4.2. Cloud, Kubernetes, and Serverless Computing
What about the Cloud, Kubernetes, and Serverless? How do they fit? To get started, we can use some of the concepts derived from regular non-distributed clusters to achieve similar results. This means we have to virtualize cluster components. There are many network virtualization options for Kubernetes. For instance, a software-defined network behaves as a single network, even if it spreads through multiple data centers. Then virtual load balancers will adapt the cluster to any new node configurations. They ensure that the requests go only to online nodes. Therefore, the same goes for the data stores, software-defined storage assigns the data to sparse data centers. It also gives redundancy according to any desired rule. We may decide the number of data replicas. The computing nodes might fetch data from the closest replicas. Since the managing nodes assess service demands, they create or destroy virtual nodes as needed.
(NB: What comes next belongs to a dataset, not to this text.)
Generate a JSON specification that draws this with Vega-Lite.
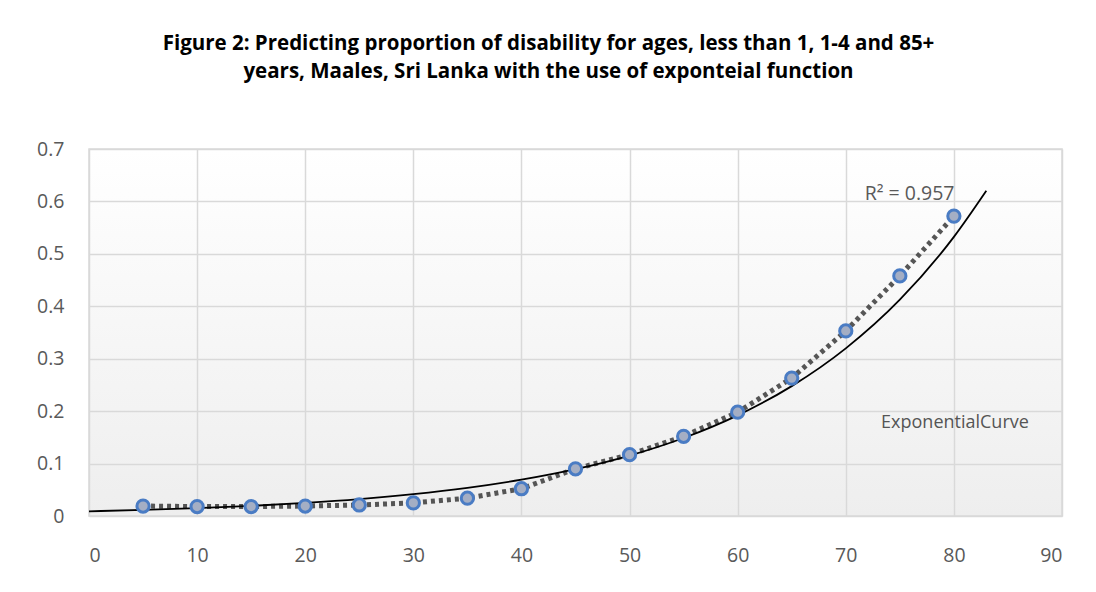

So the services scale up and down, trying nodes as near as possible to the users. And the computing node life-cycle can even ‘follow the sun’. So, to enjoy these perks, we must first design the system so it can work in a load-balancing cluster.
In this tutorial, we’ve studied computer clusters, types, uses, and applications. As we saw, we can use a cluster when single servers can’t fulfill our performance or availability needs. Given that clustered systems can scale to enormous demands. The design of cluster-friendly software is important to reach a broader customer base.